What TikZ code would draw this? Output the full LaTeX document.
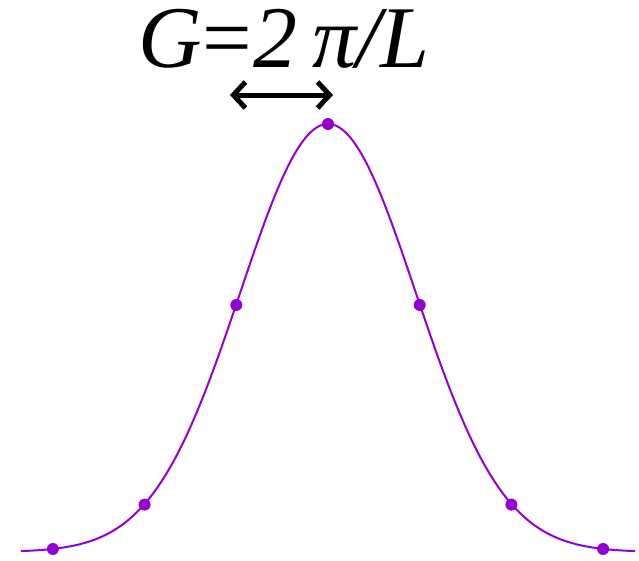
\documentclass[tikz,border=0pt]{standalone}
\usepackage{fontspec}
\setmainfont{Liberation Serif}
\usetikzlibrary{arrows.meta}
\definecolor{curvecol}{HTML}{9400D3}
\tikzset{
  sample/.style={circle,fill=curvecol,inner sep=0pt,minimum size=12pt},
  gausscurve/.style={draw=curvecol,line width=2pt},
  spacing/.style={line width=5pt,{Straight Barb[length=12pt,width=26pt,line width=5pt]}-{Straight Barb[length=12pt,width=26pt,line width=5pt]}}
}
\begin{document}
\begin{tikzpicture}[x=1pt,y=-1pt]
\useasboundingbox (0,0) rectangle (639,560);
\draw[gausscurve] plot[domain=21:635,samples=200,smooth] (\x,{552-428*exp(-0.5*((\x-328)/87.7)^2)});
\node[sample] (p0) at (328,124) {};
\node[sample] (pl1) at (236.3,305) {};
\node[sample] (pr1) at (419.7,305) {};
\node[sample] (pl2) at (144.6,504.6) {};
\node[sample] (pr2) at (511.4,504.6) {};
\node[sample] (pl3) at (52.9,549) {};
\node[sample] (pr3) at (603.1,549) {};
\node[anchor=base,inner sep=0pt,font=\fontsize{88}{88}\selectfont] (lbl) at (284,67) {\itshape G\upshape\kern1pt=\kern1pt\itshape 2\,π/L};
\coordinate (al) at (230,95);
\coordinate (ar) at (333,95);
\draw[spacing] (al) -- (ar);
\end{tikzpicture}
\end{document}
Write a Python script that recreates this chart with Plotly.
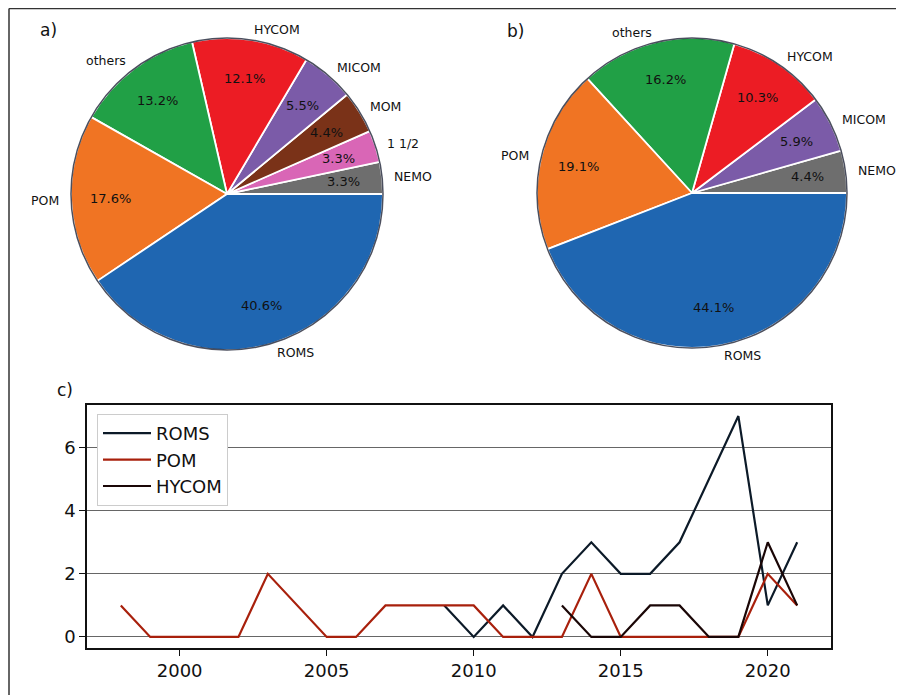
import math
import plotly.graph_objects as go

# Pie a) shares (%)
pie_a_labels = ["NEMO", "1 1/2", "MOM", "MICOM", "HYCOM", "others", "POM", "ROMS"]
pie_a_values = [3.3, 3.3, 4.4, 5.5, 12.1, 13.2, 17.6, 40.6]
pie_a_colors = ["#6e6e6e", "#d966b6", "#7a3218", "#7b5ba8", "#ec1c24", "#21a046", "#f07423", "#1f66b1"]

# Pie b) shares (%)
pie_b_labels = ["NEMO", "MICOM", "HYCOM", "others", "POM", "ROMS"]
pie_b_values = [4.4, 5.9, 10.3, 16.2, 19.1, 44.1]
pie_b_colors = ["#6e6e6e", "#7b5ba8", "#ec1c24", "#21a046", "#f07423", "#1f66b1"]

# Line chart c)
roms_years = [2009, 2010, 2011, 2012, 2013, 2014, 2015, 2016, 2017, 2018, 2019, 2020, 2021]
roms_counts = [1, 0, 1, 0, 2, 3, 2, 2, 3, 5, 7, 1, 3]
pom_years = list(range(1998, 2022))
pom_counts = [1, 0, 0, 0, 0, 2, 1, 0, 0, 1, 1, 1, 1, 0, 0, 0, 2, 0, 0, 0, 0, 0, 2, 1]
hycom_years = [2013, 2014, 2015, 2016, 2017, 2018, 2019, 2020, 2021]
hycom_counts = [1, 0, 0, 1, 1, 0, 0, 3, 1]
x_ticks = [2000, 2005, 2010, 2015, 2020]
y_ticks = [0, 2, 4, 6]

W, H = 904, 695
OFF = 8  # page body margin
FONT = "DejaVu Sans"
PCT_DIST = 0.75
LBL_DIST = 1.065


def px(x):
    return (x - OFF) / W


def py(y):
    return 1 - (y - OFF) / H


fig = go.Figure()
annotations = []
shapes = []


def add_pie(labels, values, colors, cx, cy, r):
    total = sum(values)
    # plotly (counterclockwise) ends the first slice at `rotation`; start it at 3 o'clock
    rot = 90 - 360.0 * values[0] / total
    fig.add_trace(go.Pie(
        labels=labels, values=values, sort=False, direction="counterclockwise",
        rotation=rot, domain=dict(x=[px(cx - r), px(cx + r)], y=[py(cy + r), py(cy - r)]),
        marker=dict(colors=colors, line=dict(color="white", width=1.8)),
        textinfo="none", showlegend=False, hoverinfo="label+value",
    ))
    start = 0.0
    for lab, v in zip(labels, values):
        span = 360.0 * v / total
        mid = math.radians(start + span / 2)
        start += span
        c, s = math.cos(mid), math.sin(mid)
        annotations.append(dict(
            text=f"{v:.1f}%", x=px(cx + PCT_DIST * r * c), y=py(cy - PCT_DIST * r * s),
            xref="paper", yref="paper", xanchor="center", yanchor="middle",
            showarrow=False, font=dict(size=13, family=FONT, color="#111")))
        annotations.append(dict(
            text=lab, x=px(cx + LBL_DIST * r * c), y=py(cy - LBL_DIST * r * s),
            xref="paper", yref="paper", xanchor="left" if c > 0 else "right",
            yanchor="middle", showarrow=False,
            font=dict(size=12.5, family=FONT, color="#111")))
    shapes.append(dict(type="circle", xref="paper", yref="paper",
                       x0=px(cx - r), x1=px(cx + r), y0=py(cy + r), y1=py(cy - r),
                       line=dict(color="rgba(15,20,40,0.75)", width=1.5)))


add_pie(pie_a_labels, pie_a_values, pie_a_colors, 227, 194, 156)
add_pie(pie_b_labels, pie_b_values, pie_b_colors, 692, 193, 155)

fig.add_trace(go.Scatter(x=roms_years, y=roms_counts, mode="lines", name="ROMS",
                         line=dict(color="#0c1a28", width=2.2)))
fig.add_trace(go.Scatter(x=pom_years, y=pom_counts, mode="lines", name="POM",
                         line=dict(color="#a8200c", width=2.2)))
fig.add_trace(go.Scatter(x=hycom_years, y=hycom_counts, mode="lines", name="HYCOM",
                         line=dict(color="#1a0606", width=2.2)))

# figure frame (left and top edges)
shapes.append(dict(type="line", xref="paper", yref="paper", x0=px(9), x1=px(9),
                   y0=0, y1=1 - 0.6 / H, line=dict(color="#333", width=1.5)))
shapes.append(dict(type="line", xref="paper", yref="paper", x0=px(9), x1=1,
                   y0=1 - 0.6 / H, y1=1 - 0.6 / H, line=dict(color="#333", width=1.5)))

for txt, x, y in [("a)", 38, 30), ("b)", 505, 31), ("c)", 55, 390)]:
    annotations.append(dict(text=txt, x=px(x), y=py(y), xref="paper", yref="paper",
                            xanchor="left", yanchor="middle", showarrow=False,
                            font=dict(size=17, family=FONT, color="#111")))

axis_font = dict(size=18, family=FONT, color="#111")
fig.update_layout(
    width=W, height=H,
    margin=dict(l=0, r=0, t=0, b=0),
    paper_bgcolor="white", plot_bgcolor="white",
    font=dict(family=FONT, color="#111"),
    xaxis=dict(domain=[px(87), px(831)], range=[1996.85, 2022.15],
               tickvals=x_ticks, ticks="outside", ticklen=6, tickwidth=1.3,
               tickcolor="#111", showgrid=False, zeroline=False,
               showline=True, linecolor="#111", linewidth=1.6, mirror=True,
               tickfont=axis_font),
    yaxis=dict(domain=[py(648), py(405)], range=[-0.35, 7.35],
               tickvals=y_ticks, ticks="outside", ticklen=6, tickwidth=1.3,
               tickcolor="#111", showgrid=True, gridcolor="#666666", gridwidth=1.4,
               zeroline=False,
               showline=True, linecolor="#111", linewidth=1.6, mirror=True,
               tickfont=axis_font),
    legend=dict(x=px(97), y=py(414), xanchor="left", yanchor="top",
                bgcolor="white", bordercolor="#cccccc", borderwidth=1,
                font=dict(size=18, family=FONT, color="#111"),
                itemwidth=48),
    shapes=shapes,
    annotations=annotations,
)

fig.write_html("out.html")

§

Your task
Output all the records, word for word, with no pictures in the copy.

Exercise result
What TikZ code would draw this? Output the full LaTeX document.
\documentclass[tikz,border=0pt]{standalone}
\usepackage{fontspec}
\setmainfont{Liberation Serif}
\usetikzlibrary{arrows.meta}
\definecolor{curvecol}{HTML}{9400D3}
\tikzset{
  sample/.style={circle,fill=curvecol,inner sep=0pt,minimum size=12pt},
  gausscurve/.style={draw=curvecol,line width=2pt},
  spacing/.style={line width=5pt,{Straight Barb[length=12pt,width=26pt,line width=5pt]}-{Straight Barb[length=12pt,width=26pt,line width=5pt]}}
}
\begin{document}
\begin{tikzpicture}[x=1pt,y=-1pt]
\useasboundingbox (0,0) rectangle (639,560);
\draw[gausscurve] plot[domain=21:635,samples=200,smooth] (\x,{552-428*exp(-0.5*((\x-328)/87.7)^2)});
\node[sample] (p0) at (328,124) {};
\node[sample] (pl1) at (236.3,305) {};
\node[sample] (pr1) at (419.7,305) {};
\node[sample] (pl2) at (144.6,504.6) {};
\node[sample] (pr2) at (511.4,504.6) {};
\node[sample] (pl3) at (52.9,549) {};
\node[sample] (pr3) at (603.1,549) {};
\node[anchor=base,inner sep=0pt,font=\fontsize{88}{88}\selectfont] (lbl) at (284,67) {\itshape G\upshape\kern1pt=\kern1pt\itshape 2\,π/L};
\coordinate (al) at (230,95);
\coordinate (ar) at (333,95);
\draw[spacing] (al) -- (ar);
\end{tikzpicture}
\end{document}
Write a Python script that recreates this chart with Plotly.
import math
import plotly.graph_objects as go

# Pie a) shares (%)
pie_a_labels = ["NEMO", "1 1/2", "MOM", "MICOM", "HYCOM", "others", "POM", "ROMS"]
pie_a_values = [3.3, 3.3, 4.4, 5.5, 12.1, 13.2, 17.6, 40.6]
pie_a_colors = ["#6e6e6e", "#d966b6", "#7a3218", "#7b5ba8", "#ec1c24", "#21a046", "#f07423", "#1f66b1"]

# Pie b) shares (%)
pie_b_labels = ["NEMO", "MICOM", "HYCOM", "others", "POM", "ROMS"]
pie_b_values = [4.4, 5.9, 10.3, 16.2, 19.1, 44.1]
pie_b_colors = ["#6e6e6e", "#7b5ba8", "#ec1c24", "#21a046", "#f07423", "#1f66b1"]

# Line chart c)
roms_years = [2009, 2010, 2011, 2012, 2013, 2014, 2015, 2016, 2017, 2018, 2019, 2020, 2021]
roms_counts = [1, 0, 1, 0, 2, 3, 2, 2, 3, 5, 7, 1, 3]
pom_years = list(range(1998, 2022))
pom_counts = [1, 0, 0, 0, 0, 2, 1, 0, 0, 1, 1, 1, 1, 0, 0, 0, 2, 0, 0, 0, 0, 0, 2, 1]
hycom_years = [2013, 2014, 2015, 2016, 2017, 2018, 2019, 2020, 2021]
hycom_counts = [1, 0, 0, 1, 1, 0, 0, 3, 1]
x_ticks = [2000, 2005, 2010, 2015, 2020]
y_ticks = [0, 2, 4, 6]

W, H = 904, 695
OFF = 8  # page body margin
FONT = "DejaVu Sans"
PCT_DIST = 0.75
LBL_DIST = 1.065


def px(x):
    return (x - OFF) / W


def py(y):
    return 1 - (y - OFF) / H


fig = go.Figure()
annotations = []
shapes = []


def add_pie(labels, values, colors, cx, cy, r):
    total = sum(values)
    # plotly (counterclockwise) ends the first slice at `rotation`; start it at 3 o'clock
    rot = 90 - 360.0 * values[0] / total
    fig.add_trace(go.Pie(
        labels=labels, values=values, sort=False, direction="counterclockwise",
        rotation=rot, domain=dict(x=[px(cx - r), px(cx + r)], y=[py(cy + r), py(cy - r)]),
        marker=dict(colors=colors, line=dict(color="white", width=1.8)),
        textinfo="none", showlegend=False, hoverinfo="label+value",
    ))
    start = 0.0
    for lab, v in zip(labels, values):
        span = 360.0 * v / total
        mid = math.radians(start + span / 2)
        start += span
        c, s = math.cos(mid), math.sin(mid)
        annotations.append(dict(
            text=f"{v:.1f}%", x=px(cx + PCT_DIST * r * c), y=py(cy - PCT_DIST * r * s),
            xref="paper", yref="paper", xanchor="center", yanchor="middle",
            showarrow=False, font=dict(size=13, family=FONT, color="#111")))
        annotations.append(dict(
            text=lab, x=px(cx + LBL_DIST * r * c), y=py(cy - LBL_DIST * r * s),
            xref="paper", yref="paper", xanchor="left" if c > 0 else "right",
            yanchor="middle", showarrow=False,
            font=dict(size=12.5, family=FONT, color="#111")))
    shapes.append(dict(type="circle", xref="paper", yref="paper",
                       x0=px(cx - r), x1=px(cx + r), y0=py(cy + r), y1=py(cy - r),
                       line=dict(color="rgba(15,20,40,0.75)", width=1.5)))


add_pie(pie_a_labels, pie_a_values, pie_a_colors, 227, 194, 156)
add_pie(pie_b_labels, pie_b_values, pie_b_colors, 692, 193, 155)

fig.add_trace(go.Scatter(x=roms_years, y=roms_counts, mode="lines", name="ROMS",
                         line=dict(color="#0c1a28", width=2.2)))
fig.add_trace(go.Scatter(x=pom_years, y=pom_counts, mode="lines", name="POM",
                         line=dict(color="#a8200c", width=2.2)))
fig.add_trace(go.Scatter(x=hycom_years, y=hycom_counts, mode="lines", name="HYCOM",
                         line=dict(color="#1a0606", width=2.2)))

# figure frame (left and top edges)
shapes.append(dict(type="line", xref="paper", yref="paper", x0=px(9), x1=px(9),
                   y0=0, y1=1 - 0.6 / H, line=dict(color="#333", width=1.5)))
shapes.append(dict(type="line", xref="paper", yref="paper", x0=px(9), x1=1,
                   y0=1 - 0.6 / H, y1=1 - 0.6 / H, line=dict(color="#333", width=1.5)))

for txt, x, y in [("a)", 38, 30), ("b)", 505, 31), ("c)", 55, 390)]:
    annotations.append(dict(text=txt, x=px(x), y=py(y), xref="paper", yref="paper",
                            xanchor="left", yanchor="middle", showarrow=False,
                            font=dict(size=17, family=FONT, color="#111")))

axis_font = dict(size=18, family=FONT, color="#111")
fig.update_layout(
    width=W, height=H,
    margin=dict(l=0, r=0, t=0, b=0),
    paper_bgcolor="white", plot_bgcolor="white",
    font=dict(family=FONT, color="#111"),
    xaxis=dict(domain=[px(87), px(831)], range=[1996.85, 2022.15],
               tickvals=x_ticks, ticks="outside", ticklen=6, tickwidth=1.3,
               tickcolor="#111", showgrid=False, zeroline=False,
               showline=True, linecolor="#111", linewidth=1.6, mirror=True,
               tickfont=axis_font),
    yaxis=dict(domain=[py(648), py(405)], range=[-0.35, 7.35],
               tickvals=y_ticks, ticks="outside", ticklen=6, tickwidth=1.3,
               tickcolor="#111", showgrid=True, gridcolor="#666666", gridwidth=1.4,
               zeroline=False,
               showline=True, linecolor="#111", linewidth=1.6, mirror=True,
               tickfont=axis_font),
    legend=dict(x=px(97), y=py(414), xanchor="left", yanchor="top",
                bgcolor="white", bordercolor="#cccccc", borderwidth=1,
                font=dict(size=18, family=FONT, color="#111"),
                itemwidth=48),
    shapes=shapes,
    annotations=annotations,
)

fig.write_html("out.html")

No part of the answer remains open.